Consultation: Enhancing the effectiveness of the Listing Regime—Feedback and further consultation on related issues, LNB News 05/11/2013 135
Enhanced shareholder protection and improved transparency requirements for premium listed companies are under review as part of a FCA consultation on increasing the powers of shareholders. The consultation, which is the second of its kind, aims to improve shareholder governance in a proportionate and effective manner. Responses to the consultation must be received by 5 February 2014.
Why has the FCA put forward these proposals?
To strengthen minority shareholder rights where they are at risk of being abused—in particular where a controlling shareholder of a premium listed company does not maintain an appropriate and arm’s length relationship with the listed company.
What action has been taken to date?
In October 2012, the FCA proposed several changes to the UK listing regime in this area in its consultation paper CP12/25. The consultation closed in January 2013 and the FCA has undertaken extensive discussions with stakeholders about the proposals. CP13/15 was published earlier this month and consists of both feedback on the responses received to CP12/25, as well as a further consultation in certain areas.
Have changes been made to the original proposals?
The FCA has dropped several of its proposals and has instead proposed targeted measures to reinforce shareholder protections in situations where it believes they need to be strengthened, rather than rules to raise the general level of regulation.
The consultation closes on 5 February 2014. The FCA intends to publish its feedback in the first half of 2014 and, depending on the results of the consultation, to implement the final rules in ‘mid-2014’.
Does the consultation examine ‘relationship agreement’?

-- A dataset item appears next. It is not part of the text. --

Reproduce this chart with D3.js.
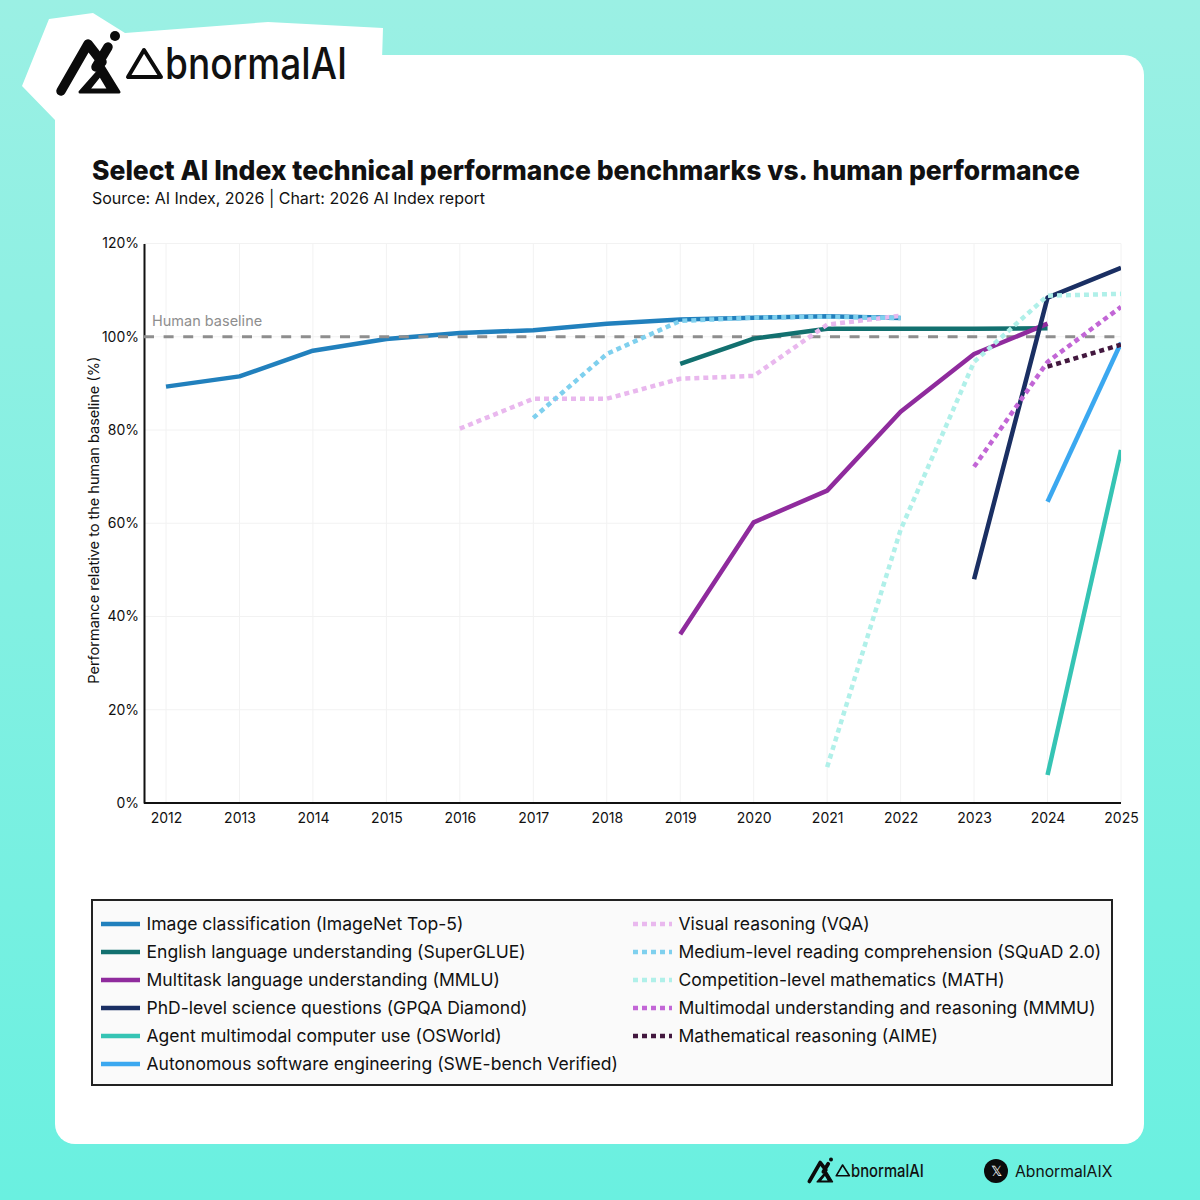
<!DOCTYPE html>
<html lang="en">
<head>
<meta charset="UTF-8">
<title>Select AI Index technical performance benchmarks vs. human performance</title>
<script src="https://d3js.org/d3.v7.min.js"></script>
<style>
  html, body { margin: 0; padding: 0; }
  body { width: 1200px; height: 1200px; overflow: hidden; }
  svg { display: block; }
  text { font-family: Inter, "Noto Sans", sans-serif; fill: #111; }
  .tick text { font-size: 14px; font-family: Inter, sans-serif; fill: #111; }
</style>
</head>
<body>
<svg id="chart" width="1200" height="1200"></svg>
<script>
const years = [2012, 2013, 2014, 2015, 2016, 2017, 2018, 2019, 2020, 2021, 2022, 2023, 2024, 2025];
const yTicks = [0, 20, 40, 60, 80, 100, 120];

const imageNet  = [89.3, 91.5, 97.0, 99.5, 100.8, 101.4, 102.8, 103.7, 104.1, 104.4, 104.0];
const superGlue = [94.2, 99.6, 101.7, 101.7, 101.7, 101.8];
const mmlu      = [36.2, 60.2, 67.0, 83.9, 96.3, 102.8];
const gpqa      = [48.0, 108.4, 114.8];
const osWorld   = [6.0, 75.7];
const sweBench  = [64.6, 98.7];
const vqa       = [80.3, 86.7, 86.7, 91.0, 91.6, 102.6, 104.5];
const squad     = [82.6, 96.3, 103.4, 104.1, 104.3, 104.0];
const mathComp  = [7.7, 58.6, 94.6, 108.8, 109.2];
const mmmu      = [72.1, 94.6, 106.4];
const aime      = [93.6, 98.3];

const series = [
  { name: 'Image classification (ImageNet Top-5)', start: 2012, values: imageNet, color: '#2180bd', dotted: false },
  { name: 'English language understanding (SuperGLUE)', start: 2019, values: superGlue, color: '#12706f', dotted: false },
  { name: 'Multitask language understanding (MMLU)', start: 2019, values: mmlu, color: '#8f2b9d', dotted: false },
  { name: 'PhD-level science questions (GPQA Diamond)', start: 2023, values: gpqa, color: '#1a2f63', dotted: false },
  { name: 'Agent multimodal computer use (OSWorld)', start: 2024, values: osWorld, color: '#35c4b4', dotted: false },
  { name: 'Autonomous software engineering (SWE-bench Verified)', start: 2024, values: sweBench, color: '#3ba8f0', dotted: false },
  { name: 'Visual reasoning (VQA)', start: 2016, values: vqa, color: '#e9b8ee', dotted: true },
  { name: 'Medium-level reading comprehension (SQuAD 2.0)', start: 2017, values: squad, color: '#7fd0ee', dotted: true },
  { name: 'Competition-level mathematics (MATH)', start: 2021, values: mathComp, color: '#b0f0e9', dotted: true },
  { name: 'Multimodal understanding and reasoning (MMMU)', start: 2023, values: mmmu, color: '#c266d6', dotted: true },
  { name: 'Mathematical reasoning (AIME)', start: 2024, values: aime, color: '#43183f', dotted: true }
];

const svg = d3.select('#chart');

// background + card
const defs = svg.append('defs');
const grad = defs.append('linearGradient').attr('id', 'bg').attr('x1', 0).attr('y1', 0).attr('x2', 0).attr('y2', 1);
grad.append('stop').attr('offset', '0%').attr('stop-color', '#9bf0e4');
grad.append('stop').attr('offset', '100%').attr('stop-color', '#6af0e0');
svg.append('rect').attr('width', 1200).attr('height', 1200).attr('fill', 'url(#bg)');
svg.append('rect').attr('x', 55).attr('y', 55).attr('width', 1089).attr('height', 1089).attr('rx', 20).attr('fill', '#fff');

// logo, drawn at its header size and reused smaller in the footer
function drawLogo(g) {
  g.append('path')
    .attr('d', 'M61,91 L88,44 L102,62 M108,47 L96,67')
    .attr('fill', 'none').attr('stroke', '#0b0b0b').attr('stroke-width', 9.5)
    .attr('stroke-linecap', 'round').attr('stroke-linejoin', 'round');
  g.append('path')
    .attr('d', 'M80,92 L103,66 L119,92 Z M88,90 L100,75 L109,90 Z')
    .attr('fill', '#0b0b0b').attr('fill-rule', 'evenodd')
    .attr('stroke', '#0b0b0b').attr('stroke-width', 3)
    .attr('stroke-linejoin', 'round');
  g.append('circle').attr('cx', 115).attr('cy', 36).attr('r', 5).attr('fill', '#0b0b0b');
  g.append('path')
    .attr('d', 'M144,50 L128,77 L161,77 Z')
    .attr('fill', 'none').attr('stroke', '#0b0b0b').attr('stroke-width', 4)
    .attr('stroke-linejoin', 'round');
  const t = g.append('text').attr('y', 79)
    .style('font-size', '44px').style('font-weight', 500);
  t.append('tspan').attr('x', 128).attr('fill-opacity', 0).text('A');
  t.append('tspan').attr('x', 165).attr('textLength', 182).attr('lengthAdjust', 'spacingAndGlyphs').text('bnormalAI');
}

svg.append('path')
  .attr('d', 'M49,19 L93,13 L125,33 L268,22 L383,28 L382,60 L55,120 L22,86 Z')
  .attr('fill', '#fff');
drawLogo(svg.append('g'));
drawLogo(svg.append('g').attr('transform', 'translate(785,1145) scale(0.4)'));

// footer handle
svg.append('circle').attr('cx', 996).attr('cy', 1171).attr('r', 12).attr('fill', '#0b0b0b');
svg.append('text').attr('x', 996).attr('y', 1176).attr('text-anchor', 'middle')
  .style('fill', '#fff').style('font-size', '14px').text('𝕏');
svg.append('text').attr('x', 1015).attr('y', 1177)
  .style('font-size', '15.7px').text('AbnormalAIX');

// titles
svg.append('text').attr('x', 92).attr('y', 180)
  .style('font-size', '27px').style('font-weight', 800)
  .attr('textLength', 988).attr('lengthAdjust', 'spacingAndGlyphs')
  .text('Select AI Index technical performance benchmarks vs. human performance');
svg.append('text').attr('x', 92).attr('y', 204)
  .style('font-size', '16px')
  .text('Source: AI Index, 2026 | Chart: 2026 AI Index report');

// scales
const x = d3.scaleLinear().domain([years[0], years[years.length - 1]]).range([166, 1121]);
const y = d3.scaleLinear().domain([0, 120]).range([803, 243.5]);
const plotLeft = 144;
const plotRight = x.range()[1];

// gridlines
const grid = svg.append('g');
grid.selectAll('line.gx').data(years).enter().append('line').attr('class', 'gx')
  .attr('x1', d => x(d)).attr('x2', d => x(d))
  .attr('y1', y(120)).attr('y2', y(0))
  .attr('stroke', '#f2f2f2').attr('stroke-width', 1);
grid.selectAll('line.gy').data(yTicks).enter().append('line').attr('class', 'gy')
  .attr('x1', plotLeft).attr('x2', plotRight)
  .attr('y1', d => y(d)).attr('y2', d => y(d))
  .attr('stroke', '#f2f2f2').attr('stroke-width', 1);

// axes
svg.append('g').attr('transform', `translate(0,${y(0)})`)
  .call(d3.axisBottom(x).tickValues(years).tickFormat(d3.format('d')).tickSize(0).tickPadding(10))
  .call(g => g.select('.domain').attr('d', `M${plotLeft},0H${plotRight}`).attr('stroke', '#111').attr('stroke-width', 2));
svg.append('g').attr('transform', `translate(${plotLeft},0)`)
  .call(d3.axisLeft(y).tickValues(yTicks).tickFormat(d => d + '%').tickSize(0).tickPadding(5))
  .call(g => g.select('.domain').attr('stroke', '#111').attr('stroke-width', 2));

svg.append('text')
  .attr('transform', `translate(99,${y(60) - 3}) rotate(-90)`)
  .attr('text-anchor', 'middle')
  .style('font-size', '14.5px')
  .text('Performance relative to the human baseline (%)');

// lines
defs.append('clipPath').attr('id', 'plot').append('rect')
  .attr('x', plotLeft).attr('y', 200).attr('width', plotRight - plotLeft).attr('height', 620);

const line = d3.line().x(d => x(d[0])).y(d => y(d[1]));
const plot = svg.append('g').attr('clip-path', 'url(#plot)');

function drawBaseline() {
  plot.append('line')
    .attr('x1', plotLeft).attr('x2', plotRight)
    .attr('y1', y(100)).attr('y2', y(100))
    .attr('stroke', '#8e8e8e').attr('stroke-width', 3).attr('stroke-dasharray', '10 9.6');
}

series.forEach((s, i) => {
  plot.append('path')
    .datum(s.values.map((v, j) => [s.start + j, v]))
    .attr('d', line)
    .attr('fill', 'none')
    .attr('stroke', s.color)
    .attr('stroke-width', 4.5)
    .attr('stroke-linejoin', 'round')
    .attr('stroke-dasharray', s.dotted ? '5 4' : null);
  if (i === 0) drawBaseline();
});

svg.append('text').attr('x', 152).attr('y', 326)
  .style('fill', '#8e8e8e').style('font-size', '14.5px')
  .text('Human baseline');

// legend
const legend = svg.append('g');
legend.append('rect').attr('x', 92).attr('y', 900).attr('width', 1020).attr('height', 185)
  .attr('fill', '#fafafa').attr('stroke', '#222').attr('stroke-width', 2);

const legendItem = legend.selectAll('g.item').data(series).enter().append('g')
  .attr('class', 'item')
  .attr('transform', (d, i) => `translate(${i < 6 ? 101 : 633},${924 + (i < 6 ? i : i - 6) * 28})`);
legendItem.append('line')
  .attr('x1', 0).attr('x2', 39).attr('y1', 0).attr('y2', 0)
  .attr('stroke', d => d.color).attr('stroke-width', 4.5)
  .attr('stroke-dasharray', d => d.dotted ? '5 4' : null);
legendItem.append('text')
  .attr('x', 45.5).attr('y', 6)
  .style('font-size', '17.55px')
  .text(d => d.name);
</script>
</body>
</html>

Relationship agreements for premium listed companies with controlling shareholders will become mandatory and must include ‘independence provisions’ to ensure the business remains independent of the controlling shareholder’s influence. The FCA has stepped back from its previous more onerous proposals. The existence of, and compliance with the independence provisions in, the relationship agreement will need to be disclosed in the company’s annual report.